Since that is the exact opposite of what she says on her website,
http://www.collettforcongress.com/on-the-issues/life/
I presume you’ll be issuing a retraction of your past characterizations of Mrs. Collett as pro-choice and disrespectful of the rights of the unborn.
Well, I see you’re a Collett supporter and a lawyer. Hopefully by now you have heard that my idea that there is a significant gap between posted jobs and hires is widely shared. For instance, just three days ago, three economists shared the Nobel Prize trying to explain the seeming anomaly. They didn’t think all the things on your laundry list explained it away.
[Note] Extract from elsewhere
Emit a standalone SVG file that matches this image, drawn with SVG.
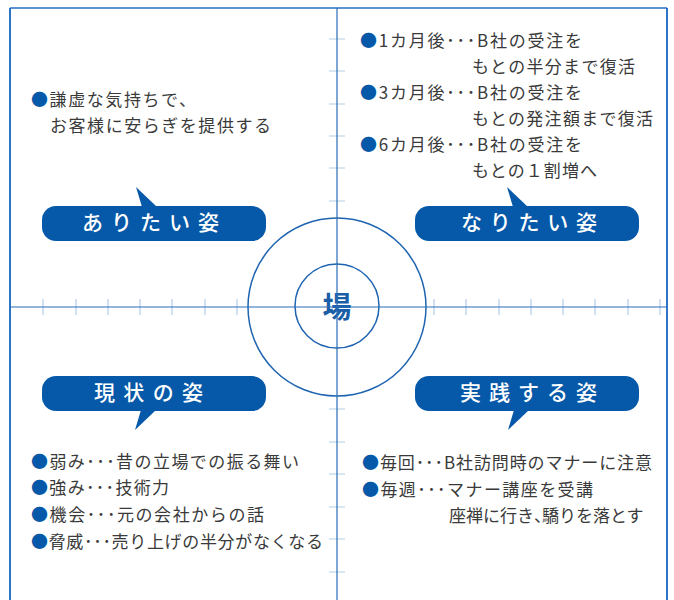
<svg xmlns="http://www.w3.org/2000/svg" width="674" height="600" viewBox="0 0 674 600">
<style>
.side{fill:none;stroke:#1766c2;stroke-width:1.8}
.top{fill:none;stroke:#5c92d3;stroke-width:1.8}
.axis{stroke:#2a6cb8;stroke-width:1.2;fill:none}
.tick{stroke:#b3cde8;stroke-width:1.2}
.circ{fill:none;stroke:#1f64b0;stroke-width:1.5}
.bub{fill:#0659a8}
.btxt{font-family:"Noto Sans CJK JP","Noto Sans",sans-serif;font-size:21px;font-weight:500;fill:#ffffff}
.t{font-family:"Noto Sans CJK JP","Noto Sans",sans-serif;font-size:17px;fill:#3a3a3a}
.b{fill:#0659a8}
.ba{font-family:"Noto Sans CJK JP","Noto Sans",sans-serif;font-size:29px;font-weight:bold;fill:#1a5ea8}
</style>
<rect width="674" height="600" fill="#ffffff"/>
<g id="grid">
<path class="top" d="M10,8 H667"/>
<path class="side" d="M10,610 V8 M667,8 V610"/>
<g class="tick">
<path d="M43,299V315M76,299V315M108,299V315M140,299V315M172,299V315M205,299V315M237,299V315"/>
<path d="M434,299V315M466,299V315M499,299V315M531,299V315M563,299V315M595,299V315M628,299V315M660,299V315"/>
<path d="M329,39H345M329,71H345M329,104H345M329,136H345M329,168H345M329,201H345"/>
<path d="M329,409H345M329,442H345M329,474H345M329,507H345M329,539H345M329,572H345"/>
</g>
<circle class="circ" cx="337" cy="307" r="89"/>
<circle class="circ" cx="337" cy="306" r="42"/>
</g>
<g id="center">
<text class="ba" x="337" y="318" text-anchor="middle">場</text>
</g>
<g id="axes">
<path class="axis" d="M10,307H667M337,8V610"/>
</g>
<g id="bubble-aritai">
<path class="bub" d="M56,206 H252 A14,14 0 0 1 266,220 V227 A14,14 0 0 1 252,241 H56 A14,14 0 0 1 42,227 V220 A14,14 0 0 1 56,206 Z"/>
<path class="bub" d="M136,187 L142,207 L157,207 Z"/>
<text class="btxt" x="82" y="230" textLength="137" lengthAdjust="spacing">ありたい姿</text>
</g>
<g id="bubble-naritai">
<path class="bub" d="M429,206 H625 A14,14 0 0 1 639,220 V227 A14,14 0 0 1 625,241 H429 A14,14 0 0 1 415,227 V220 A14,14 0 0 1 429,206 Z"/>
<path class="bub" d="M507,187 L513,207 L528,207 Z"/>
<text class="btxt" x="461" y="230" textLength="136" lengthAdjust="spacing">なりたい姿</text>
</g>
<g id="bubble-genjo">
<path class="bub" d="M56,376 H252 A14,14 0 0 1 266,390 V397 A14,14 0 0 1 252,411 H56 A14,14 0 0 1 42,397 V390 A14,14 0 0 1 56,376 Z"/>
<path class="bub" d="M135,430 L141,410 L156,410 Z"/>
<text class="btxt" x="94" y="400" textLength="109" lengthAdjust="spacing">現状の姿</text>
</g>
<g id="bubble-jissen">
<path class="bub" d="M429,376 H625 A14,14 0 0 1 639,390 V397 A14,14 0 0 1 625,411 H429 A14,14 0 0 1 415,397 V390 A14,14 0 0 1 429,376 Z"/>
<path class="bub" d="M508,430 L514,410 L529,410 Z"/>
<text class="btxt" x="460" y="400" textLength="137" lengthAdjust="spacing">実践する姿</text>
</g>
<g id="text-aritai">
<text class="t" x="31" y="106" textLength="165" lengthAdjust="spacing"><tspan class="b">●</tspan>謙虚な気持ちで、</text>
<text class="t" x="50" y="132" textLength="221" lengthAdjust="spacing">お客様に安らぎを提供する</text>
</g>
<g id="text-naritai">
<text class="t" x="360" y="47" textLength="222" lengthAdjust="spacing"><tspan class="b">●</tspan>1カ月後･･･B社の受注を</text>
<text class="t" x="472" y="73" textLength="163" lengthAdjust="spacing">もとの半分まで復活</text>
<text class="t" x="360" y="99" textLength="222" lengthAdjust="spacing"><tspan class="b">●</tspan>3カ月後･･･B社の受注を</text>
<text class="t" x="472" y="125" textLength="181" lengthAdjust="spacing">もとの発注額まで復活</text>
<text class="t" x="360" y="151" textLength="222" lengthAdjust="spacing"><tspan class="b">●</tspan>6カ月後･･･B社の受注を</text>
<text class="t" x="472" y="177" textLength="125" lengthAdjust="spacing">もとの１割増へ</text>
</g>
<g id="text-genjo">
<text class="t" x="31" y="468" textLength="268" lengthAdjust="spacing"><tspan class="b">●</tspan>弱み･･･昔の立場での振る舞い</text>
<text class="t" x="31" y="494" textLength="138" lengthAdjust="spacing"><tspan class="b">●</tspan>強み･･･技術力</text>
<text class="t" x="31" y="521" textLength="233" lengthAdjust="spacing"><tspan class="b">●</tspan>機会･･･元の会社からの話</text>
<text class="t" x="31" y="548" textLength="292" lengthAdjust="spacing"><tspan class="b">●</tspan>脅威･･･売り上げの半分がなくなる</text>
</g>
<g id="text-jissen">
<text class="t" x="362" y="469" textLength="290" lengthAdjust="spacing"><tspan class="b">●</tspan>毎回･･･B社訪問時のマナーに注意</text>
<text class="t" x="362" y="496" textLength="231" lengthAdjust="spacing"><tspan class="b">●</tspan>毎週･･･マナー講座を受講</text>
<text class="t" x="449" y="522">座禅に行き<tspan letter-spacing="-9">、</tspan>驕りを落とす</text>
</g>
</svg>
And in fact according to the WSJ, “The research aids economists looking at the current state of the U.S. labor market, who are trying to understand why job openings are rising while the number of new hires is lagging.”
http://bit.ly/a44a5N
I know you’re a lawyer, but it’s still a little unfair to begin to label me a “fruitcake” for targeting this issue, when I had never even met you. You’re wrong, but you would be the first lawyer I ever knew to admit it. You obviously don’t know anything about economics. I’m just being straightforward, not snide. So I wish you could have been a little more civil to begin with. Anyway, thanks for revealing a little more about yourself, I was afraid I was talking with a precocious high school student and didn’t want to hurt your feelings.
I will repeat to you what I told Teresa on KSTP, that in my opinion, she as a woman does not have the right to define when life begins, it is the responsibility of the man as well as the women, and her ideas about pregnancy “discrimination” in the workplace should not be raised to endanger the life of the unborn. She implies that because such “discrimination” exists, this somehow justifies abortion in such cases. She is presumptuous to bring her own personal problems into the abortion issue. Life is sacred period, and I will not be issuing any retraction. In fact, in light of MCCL’s withdrawal of their support for Jim Oberstar over the same issue, I have updated my site on which I also discuss, and in fact quote and offer an audio recording of Collett’s statement on June 7.